▶ _TASK GOAL_
Begin with the first line of the material and copy each line word for word through the line that contains "0.0038, 0.0042, 0.0046]"; the pictures are left out.

▶ _GIVEN INFORMATION_
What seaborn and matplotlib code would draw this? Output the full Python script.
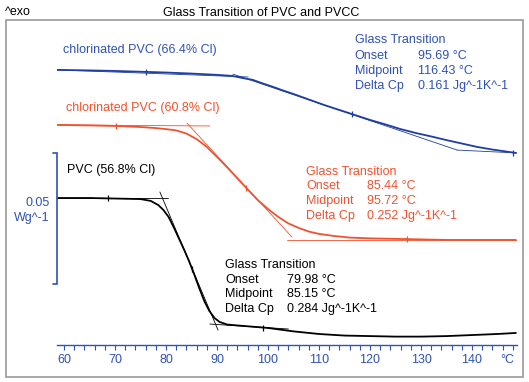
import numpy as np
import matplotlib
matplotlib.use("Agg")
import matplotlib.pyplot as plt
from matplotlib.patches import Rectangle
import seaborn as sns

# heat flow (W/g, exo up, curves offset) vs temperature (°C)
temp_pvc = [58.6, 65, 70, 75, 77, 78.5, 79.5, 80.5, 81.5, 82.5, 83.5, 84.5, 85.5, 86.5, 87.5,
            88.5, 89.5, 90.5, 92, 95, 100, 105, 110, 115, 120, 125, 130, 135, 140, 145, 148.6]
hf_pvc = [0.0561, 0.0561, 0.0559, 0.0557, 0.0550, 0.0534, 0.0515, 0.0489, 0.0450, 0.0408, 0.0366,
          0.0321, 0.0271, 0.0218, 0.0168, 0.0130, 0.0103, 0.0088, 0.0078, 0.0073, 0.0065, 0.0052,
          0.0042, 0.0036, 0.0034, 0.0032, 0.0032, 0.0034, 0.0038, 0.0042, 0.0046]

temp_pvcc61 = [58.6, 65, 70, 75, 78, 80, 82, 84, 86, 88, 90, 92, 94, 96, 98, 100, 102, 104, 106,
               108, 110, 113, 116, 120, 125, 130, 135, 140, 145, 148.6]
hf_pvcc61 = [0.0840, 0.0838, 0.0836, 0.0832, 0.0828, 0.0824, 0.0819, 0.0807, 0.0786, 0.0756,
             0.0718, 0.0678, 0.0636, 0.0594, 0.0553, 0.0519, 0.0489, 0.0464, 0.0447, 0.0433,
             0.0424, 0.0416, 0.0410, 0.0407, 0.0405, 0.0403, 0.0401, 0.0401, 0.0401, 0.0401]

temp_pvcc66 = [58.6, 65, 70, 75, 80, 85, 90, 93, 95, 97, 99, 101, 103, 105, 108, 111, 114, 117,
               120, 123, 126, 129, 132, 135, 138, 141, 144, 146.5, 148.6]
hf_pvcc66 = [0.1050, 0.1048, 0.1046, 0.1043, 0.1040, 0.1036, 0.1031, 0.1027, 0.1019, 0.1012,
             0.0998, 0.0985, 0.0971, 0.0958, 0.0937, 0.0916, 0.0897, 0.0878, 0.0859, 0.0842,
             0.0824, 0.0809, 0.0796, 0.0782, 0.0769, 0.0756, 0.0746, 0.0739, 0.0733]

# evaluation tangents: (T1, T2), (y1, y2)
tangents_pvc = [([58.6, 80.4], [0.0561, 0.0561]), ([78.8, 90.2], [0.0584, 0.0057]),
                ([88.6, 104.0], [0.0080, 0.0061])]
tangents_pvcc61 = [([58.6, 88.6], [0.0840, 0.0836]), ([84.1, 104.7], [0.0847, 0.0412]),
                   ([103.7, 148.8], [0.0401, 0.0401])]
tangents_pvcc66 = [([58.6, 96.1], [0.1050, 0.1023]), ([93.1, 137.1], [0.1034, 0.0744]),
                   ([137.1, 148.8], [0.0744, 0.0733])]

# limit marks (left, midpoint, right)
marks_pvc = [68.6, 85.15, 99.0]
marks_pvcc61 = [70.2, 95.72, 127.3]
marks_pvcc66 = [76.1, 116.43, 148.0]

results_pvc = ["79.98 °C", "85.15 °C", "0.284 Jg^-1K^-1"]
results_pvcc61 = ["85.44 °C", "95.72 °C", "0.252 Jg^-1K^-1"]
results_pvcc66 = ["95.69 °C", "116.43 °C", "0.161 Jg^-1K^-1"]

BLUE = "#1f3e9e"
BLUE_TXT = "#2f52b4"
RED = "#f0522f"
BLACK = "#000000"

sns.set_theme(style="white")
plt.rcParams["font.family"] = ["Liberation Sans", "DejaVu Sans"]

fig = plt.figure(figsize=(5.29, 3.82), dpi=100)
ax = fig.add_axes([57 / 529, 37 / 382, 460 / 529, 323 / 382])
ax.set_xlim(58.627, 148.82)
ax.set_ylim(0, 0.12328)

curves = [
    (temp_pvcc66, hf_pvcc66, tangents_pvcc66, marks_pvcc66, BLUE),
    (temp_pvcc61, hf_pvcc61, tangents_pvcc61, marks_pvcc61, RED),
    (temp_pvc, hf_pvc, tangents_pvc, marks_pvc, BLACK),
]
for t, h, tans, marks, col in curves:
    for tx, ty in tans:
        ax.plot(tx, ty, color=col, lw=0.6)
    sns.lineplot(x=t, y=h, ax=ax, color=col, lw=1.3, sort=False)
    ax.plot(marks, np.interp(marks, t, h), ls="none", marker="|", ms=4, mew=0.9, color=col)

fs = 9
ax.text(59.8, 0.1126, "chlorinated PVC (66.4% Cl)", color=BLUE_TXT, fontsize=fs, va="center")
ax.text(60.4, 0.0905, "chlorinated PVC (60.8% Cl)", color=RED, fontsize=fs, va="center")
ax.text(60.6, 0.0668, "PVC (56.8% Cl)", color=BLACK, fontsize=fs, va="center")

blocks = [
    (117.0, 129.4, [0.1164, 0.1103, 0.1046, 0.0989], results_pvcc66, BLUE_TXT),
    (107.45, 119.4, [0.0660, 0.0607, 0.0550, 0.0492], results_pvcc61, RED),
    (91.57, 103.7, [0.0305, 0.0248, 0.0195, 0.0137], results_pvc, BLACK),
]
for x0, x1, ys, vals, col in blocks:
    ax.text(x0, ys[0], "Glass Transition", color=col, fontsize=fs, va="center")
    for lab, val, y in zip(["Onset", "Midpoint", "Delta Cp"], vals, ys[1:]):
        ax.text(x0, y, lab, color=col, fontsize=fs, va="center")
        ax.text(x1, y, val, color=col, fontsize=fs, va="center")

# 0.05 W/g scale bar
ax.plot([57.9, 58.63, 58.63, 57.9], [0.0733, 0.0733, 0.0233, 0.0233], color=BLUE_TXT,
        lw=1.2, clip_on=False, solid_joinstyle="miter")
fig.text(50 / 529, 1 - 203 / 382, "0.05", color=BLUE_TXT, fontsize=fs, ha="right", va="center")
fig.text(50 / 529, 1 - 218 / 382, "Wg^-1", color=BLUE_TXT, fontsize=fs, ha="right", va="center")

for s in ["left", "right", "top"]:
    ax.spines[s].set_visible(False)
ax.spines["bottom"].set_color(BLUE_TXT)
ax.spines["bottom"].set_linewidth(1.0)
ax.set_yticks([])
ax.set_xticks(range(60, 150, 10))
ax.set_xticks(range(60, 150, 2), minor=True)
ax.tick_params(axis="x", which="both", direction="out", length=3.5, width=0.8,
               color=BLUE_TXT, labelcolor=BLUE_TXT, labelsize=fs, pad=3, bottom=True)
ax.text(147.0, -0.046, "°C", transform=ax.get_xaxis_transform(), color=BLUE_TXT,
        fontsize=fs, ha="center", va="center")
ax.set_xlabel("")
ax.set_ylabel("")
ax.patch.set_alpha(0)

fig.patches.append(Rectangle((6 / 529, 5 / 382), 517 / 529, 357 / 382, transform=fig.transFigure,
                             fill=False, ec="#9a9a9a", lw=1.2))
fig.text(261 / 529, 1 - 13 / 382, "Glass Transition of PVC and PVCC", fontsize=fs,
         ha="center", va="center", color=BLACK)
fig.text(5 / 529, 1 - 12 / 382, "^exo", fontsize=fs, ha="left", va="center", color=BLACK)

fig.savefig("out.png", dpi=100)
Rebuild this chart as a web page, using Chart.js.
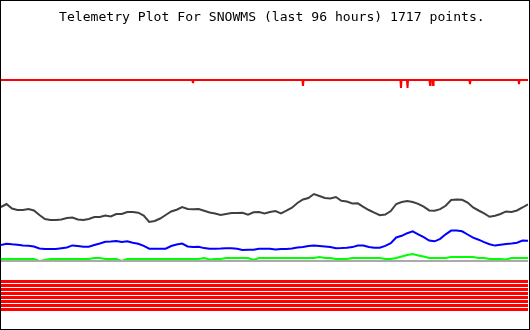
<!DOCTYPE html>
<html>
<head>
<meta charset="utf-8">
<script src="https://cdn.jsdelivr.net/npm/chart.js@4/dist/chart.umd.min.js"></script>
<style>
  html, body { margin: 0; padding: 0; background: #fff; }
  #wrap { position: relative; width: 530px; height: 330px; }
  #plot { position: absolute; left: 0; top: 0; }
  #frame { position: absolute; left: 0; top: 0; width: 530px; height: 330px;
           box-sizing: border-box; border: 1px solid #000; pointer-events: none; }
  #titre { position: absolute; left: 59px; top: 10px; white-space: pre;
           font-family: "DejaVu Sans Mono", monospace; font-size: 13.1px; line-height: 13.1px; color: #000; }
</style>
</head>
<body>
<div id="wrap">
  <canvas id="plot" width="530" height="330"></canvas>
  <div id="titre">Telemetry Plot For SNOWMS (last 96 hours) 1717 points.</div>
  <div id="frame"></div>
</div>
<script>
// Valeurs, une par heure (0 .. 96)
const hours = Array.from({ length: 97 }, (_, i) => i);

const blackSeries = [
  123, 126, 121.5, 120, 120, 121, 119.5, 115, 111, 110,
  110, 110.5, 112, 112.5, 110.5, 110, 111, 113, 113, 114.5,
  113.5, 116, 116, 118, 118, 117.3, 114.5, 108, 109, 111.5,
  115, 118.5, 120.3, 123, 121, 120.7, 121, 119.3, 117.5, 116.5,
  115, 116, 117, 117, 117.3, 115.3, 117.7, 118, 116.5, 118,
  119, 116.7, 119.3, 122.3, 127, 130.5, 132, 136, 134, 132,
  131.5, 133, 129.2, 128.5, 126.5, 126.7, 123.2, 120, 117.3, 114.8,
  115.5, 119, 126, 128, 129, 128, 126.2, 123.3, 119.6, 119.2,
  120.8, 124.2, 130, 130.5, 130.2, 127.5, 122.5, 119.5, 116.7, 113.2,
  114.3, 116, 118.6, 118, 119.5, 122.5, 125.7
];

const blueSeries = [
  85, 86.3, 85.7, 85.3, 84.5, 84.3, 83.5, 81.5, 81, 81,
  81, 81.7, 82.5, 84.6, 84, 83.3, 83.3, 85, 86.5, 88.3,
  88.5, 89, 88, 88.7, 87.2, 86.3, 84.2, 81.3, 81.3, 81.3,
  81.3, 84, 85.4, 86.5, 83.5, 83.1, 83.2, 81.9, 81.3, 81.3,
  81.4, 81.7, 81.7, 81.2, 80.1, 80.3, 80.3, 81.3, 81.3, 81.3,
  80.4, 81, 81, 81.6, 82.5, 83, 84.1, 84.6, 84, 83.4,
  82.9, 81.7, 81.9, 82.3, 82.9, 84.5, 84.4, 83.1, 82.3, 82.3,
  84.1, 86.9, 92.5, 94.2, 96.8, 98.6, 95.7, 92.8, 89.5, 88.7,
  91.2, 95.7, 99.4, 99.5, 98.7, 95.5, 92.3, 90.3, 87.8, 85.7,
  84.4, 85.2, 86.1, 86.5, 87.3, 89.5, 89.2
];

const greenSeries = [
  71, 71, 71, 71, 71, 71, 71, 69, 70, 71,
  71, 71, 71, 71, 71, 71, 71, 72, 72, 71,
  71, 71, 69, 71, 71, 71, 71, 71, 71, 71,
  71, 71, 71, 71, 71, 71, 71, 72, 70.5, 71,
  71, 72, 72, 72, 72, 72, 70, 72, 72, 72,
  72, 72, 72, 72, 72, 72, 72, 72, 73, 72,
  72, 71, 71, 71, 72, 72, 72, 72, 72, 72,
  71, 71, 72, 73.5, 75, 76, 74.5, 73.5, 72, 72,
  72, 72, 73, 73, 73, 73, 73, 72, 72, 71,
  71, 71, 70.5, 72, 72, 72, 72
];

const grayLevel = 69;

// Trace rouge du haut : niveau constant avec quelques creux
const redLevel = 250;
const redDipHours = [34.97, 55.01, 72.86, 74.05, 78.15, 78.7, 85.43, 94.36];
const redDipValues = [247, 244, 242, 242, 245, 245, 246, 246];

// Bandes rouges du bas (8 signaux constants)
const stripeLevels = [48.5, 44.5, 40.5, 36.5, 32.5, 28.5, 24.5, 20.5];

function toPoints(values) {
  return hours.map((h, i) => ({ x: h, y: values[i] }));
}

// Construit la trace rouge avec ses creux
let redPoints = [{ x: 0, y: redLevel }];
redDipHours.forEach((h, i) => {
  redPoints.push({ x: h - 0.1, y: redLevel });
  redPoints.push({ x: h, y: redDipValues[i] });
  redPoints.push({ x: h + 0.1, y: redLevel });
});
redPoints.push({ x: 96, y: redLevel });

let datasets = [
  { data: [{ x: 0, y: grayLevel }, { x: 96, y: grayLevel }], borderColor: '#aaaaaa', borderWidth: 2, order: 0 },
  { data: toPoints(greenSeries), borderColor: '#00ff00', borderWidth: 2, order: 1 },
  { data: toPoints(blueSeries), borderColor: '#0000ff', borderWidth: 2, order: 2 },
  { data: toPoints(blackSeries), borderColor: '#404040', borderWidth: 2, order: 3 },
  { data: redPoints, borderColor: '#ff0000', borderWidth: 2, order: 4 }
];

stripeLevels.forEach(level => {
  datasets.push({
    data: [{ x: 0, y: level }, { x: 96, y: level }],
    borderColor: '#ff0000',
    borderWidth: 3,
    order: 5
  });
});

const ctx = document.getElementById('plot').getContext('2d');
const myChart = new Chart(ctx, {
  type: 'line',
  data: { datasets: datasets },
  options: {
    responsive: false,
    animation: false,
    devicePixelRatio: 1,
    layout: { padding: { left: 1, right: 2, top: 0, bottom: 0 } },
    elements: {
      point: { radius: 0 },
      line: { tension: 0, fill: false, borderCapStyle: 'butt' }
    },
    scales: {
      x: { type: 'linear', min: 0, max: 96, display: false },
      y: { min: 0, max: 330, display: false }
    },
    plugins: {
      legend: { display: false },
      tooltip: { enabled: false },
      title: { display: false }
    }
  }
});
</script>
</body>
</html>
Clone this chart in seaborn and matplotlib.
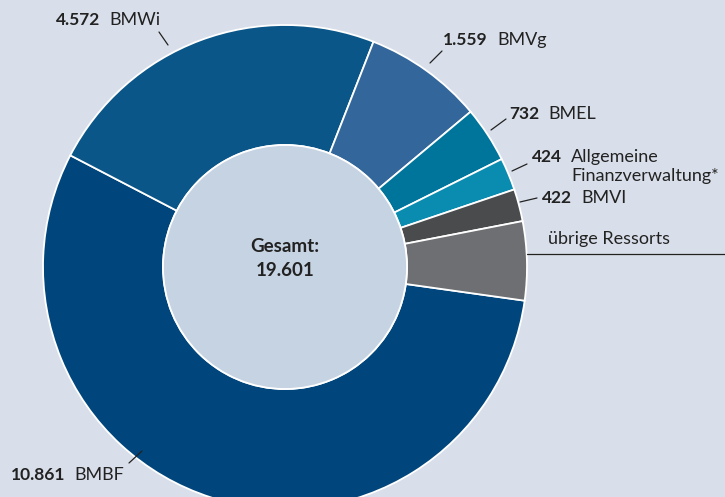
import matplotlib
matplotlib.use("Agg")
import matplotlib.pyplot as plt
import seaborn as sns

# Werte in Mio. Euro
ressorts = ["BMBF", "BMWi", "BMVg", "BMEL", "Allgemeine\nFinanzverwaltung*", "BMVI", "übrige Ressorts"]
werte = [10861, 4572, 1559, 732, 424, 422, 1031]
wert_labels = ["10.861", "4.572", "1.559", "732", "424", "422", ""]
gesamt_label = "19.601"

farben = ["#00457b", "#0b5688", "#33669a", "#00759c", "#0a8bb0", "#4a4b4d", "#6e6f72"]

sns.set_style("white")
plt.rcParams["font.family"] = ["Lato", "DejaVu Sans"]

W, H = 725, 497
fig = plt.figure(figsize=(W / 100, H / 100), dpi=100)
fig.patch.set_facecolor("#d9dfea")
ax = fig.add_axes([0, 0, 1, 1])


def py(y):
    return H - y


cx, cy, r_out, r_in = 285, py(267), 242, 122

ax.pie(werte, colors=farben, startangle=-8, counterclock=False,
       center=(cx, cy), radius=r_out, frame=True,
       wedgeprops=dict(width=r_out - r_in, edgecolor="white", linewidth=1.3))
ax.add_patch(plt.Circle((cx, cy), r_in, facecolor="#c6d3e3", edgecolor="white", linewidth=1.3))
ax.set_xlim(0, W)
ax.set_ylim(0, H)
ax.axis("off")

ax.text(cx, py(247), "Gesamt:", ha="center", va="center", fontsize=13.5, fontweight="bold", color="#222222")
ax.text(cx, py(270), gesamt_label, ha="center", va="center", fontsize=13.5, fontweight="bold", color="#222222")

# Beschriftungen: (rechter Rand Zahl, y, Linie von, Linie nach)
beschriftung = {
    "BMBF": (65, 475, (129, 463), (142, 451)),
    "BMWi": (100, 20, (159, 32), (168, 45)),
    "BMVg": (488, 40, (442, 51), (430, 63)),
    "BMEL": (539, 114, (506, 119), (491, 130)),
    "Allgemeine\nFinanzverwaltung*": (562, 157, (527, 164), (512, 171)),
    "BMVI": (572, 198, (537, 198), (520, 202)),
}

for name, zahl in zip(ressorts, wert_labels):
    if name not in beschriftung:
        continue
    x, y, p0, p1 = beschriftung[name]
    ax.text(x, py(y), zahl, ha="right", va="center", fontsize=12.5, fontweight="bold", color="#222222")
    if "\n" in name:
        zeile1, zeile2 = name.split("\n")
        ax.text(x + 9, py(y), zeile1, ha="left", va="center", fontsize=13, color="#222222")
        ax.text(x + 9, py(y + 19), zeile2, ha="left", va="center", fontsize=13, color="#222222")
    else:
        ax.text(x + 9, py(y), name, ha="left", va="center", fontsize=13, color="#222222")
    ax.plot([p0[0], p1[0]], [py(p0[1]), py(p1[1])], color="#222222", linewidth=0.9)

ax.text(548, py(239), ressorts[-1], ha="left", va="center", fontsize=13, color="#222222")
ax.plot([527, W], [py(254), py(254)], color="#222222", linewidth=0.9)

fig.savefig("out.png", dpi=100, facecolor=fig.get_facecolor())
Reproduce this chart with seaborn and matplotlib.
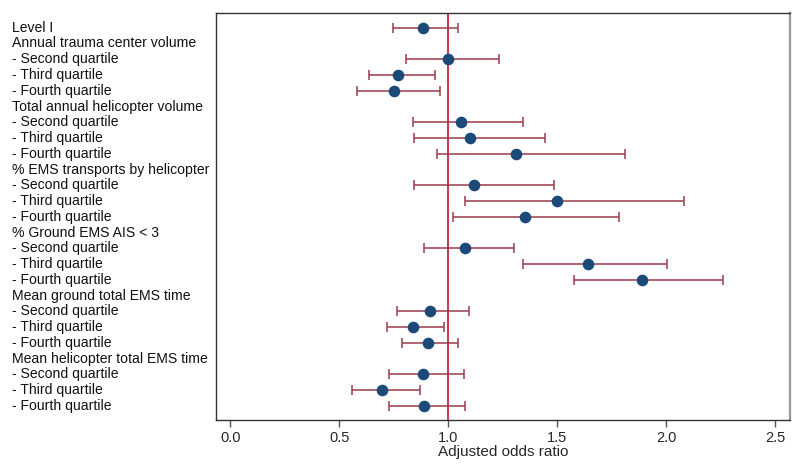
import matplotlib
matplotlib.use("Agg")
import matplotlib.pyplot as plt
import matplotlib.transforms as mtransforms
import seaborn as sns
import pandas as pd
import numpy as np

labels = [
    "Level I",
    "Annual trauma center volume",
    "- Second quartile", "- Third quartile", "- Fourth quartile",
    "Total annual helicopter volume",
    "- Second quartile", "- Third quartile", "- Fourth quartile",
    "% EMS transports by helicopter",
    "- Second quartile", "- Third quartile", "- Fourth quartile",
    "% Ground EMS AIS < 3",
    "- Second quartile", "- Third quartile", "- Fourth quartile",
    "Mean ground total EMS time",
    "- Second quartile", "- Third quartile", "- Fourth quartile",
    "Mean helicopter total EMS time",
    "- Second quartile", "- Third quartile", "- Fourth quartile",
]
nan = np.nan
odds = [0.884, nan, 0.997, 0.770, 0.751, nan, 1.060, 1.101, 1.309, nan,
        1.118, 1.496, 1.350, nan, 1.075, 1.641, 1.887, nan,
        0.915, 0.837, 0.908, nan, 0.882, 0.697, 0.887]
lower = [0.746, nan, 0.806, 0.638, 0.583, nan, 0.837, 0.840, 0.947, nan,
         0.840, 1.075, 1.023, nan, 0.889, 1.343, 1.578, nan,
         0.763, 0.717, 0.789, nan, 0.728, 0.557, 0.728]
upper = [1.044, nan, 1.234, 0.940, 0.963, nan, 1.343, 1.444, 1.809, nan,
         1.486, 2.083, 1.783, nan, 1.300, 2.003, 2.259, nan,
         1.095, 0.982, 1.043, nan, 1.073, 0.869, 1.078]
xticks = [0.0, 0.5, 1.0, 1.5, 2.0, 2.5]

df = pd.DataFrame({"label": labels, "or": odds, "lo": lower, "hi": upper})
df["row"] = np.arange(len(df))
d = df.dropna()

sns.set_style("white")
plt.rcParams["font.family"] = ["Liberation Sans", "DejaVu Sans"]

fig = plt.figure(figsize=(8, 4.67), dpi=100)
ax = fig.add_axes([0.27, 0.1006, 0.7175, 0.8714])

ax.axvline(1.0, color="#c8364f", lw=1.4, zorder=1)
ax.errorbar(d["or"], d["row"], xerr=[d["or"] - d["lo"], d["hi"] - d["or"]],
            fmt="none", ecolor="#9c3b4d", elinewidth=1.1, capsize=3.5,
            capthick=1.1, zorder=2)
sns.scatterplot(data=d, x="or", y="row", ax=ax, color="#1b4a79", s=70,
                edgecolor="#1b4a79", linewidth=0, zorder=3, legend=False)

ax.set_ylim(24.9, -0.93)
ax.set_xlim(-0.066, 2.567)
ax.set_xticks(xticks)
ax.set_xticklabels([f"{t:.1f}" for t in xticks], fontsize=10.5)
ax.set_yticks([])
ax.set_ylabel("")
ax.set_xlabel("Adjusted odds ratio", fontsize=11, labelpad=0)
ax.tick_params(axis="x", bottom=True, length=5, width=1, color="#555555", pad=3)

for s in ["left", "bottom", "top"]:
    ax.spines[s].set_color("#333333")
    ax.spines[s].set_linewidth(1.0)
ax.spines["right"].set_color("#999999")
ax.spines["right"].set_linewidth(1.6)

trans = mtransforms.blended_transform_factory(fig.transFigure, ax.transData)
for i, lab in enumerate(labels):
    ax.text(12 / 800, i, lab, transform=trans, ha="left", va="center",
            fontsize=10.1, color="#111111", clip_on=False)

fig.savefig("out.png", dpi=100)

▶ _COMPLETE ANSWER_
What seaborn and matplotlib code would draw this? Output the full Python script.
import numpy as np
import matplotlib
matplotlib.use("Agg")
import matplotlib.pyplot as plt
from matplotlib.patches import Rectangle
import seaborn as sns

# heat flow (W/g, exo up, curves offset) vs temperature (°C)
temp_pvc = [58.6, 65, 70, 75, 77, 78.5, 79.5, 80.5, 81.5, 82.5, 83.5, 84.5, 85.5, 86.5, 87.5,
            88.5, 89.5, 90.5, 92, 95, 100, 105, 110, 115, 120, 125, 130, 135, 140, 145, 148.6]
hf_pvc = [0.0561, 0.0561, 0.0559, 0.0557, 0.0550, 0.0534, 0.0515, 0.0489, 0.0450, 0.0408, 0.0366,
          0.0321, 0.0271, 0.0218, 0.0168, 0.0130, 0.0103, 0.0088, 0.0078, 0.0073, 0.0065, 0.0052,
          0.0042, 0.0036, 0.0034, 0.0032, 0.0032, 0.0034, 0.0038, 0.0042, 0.0046]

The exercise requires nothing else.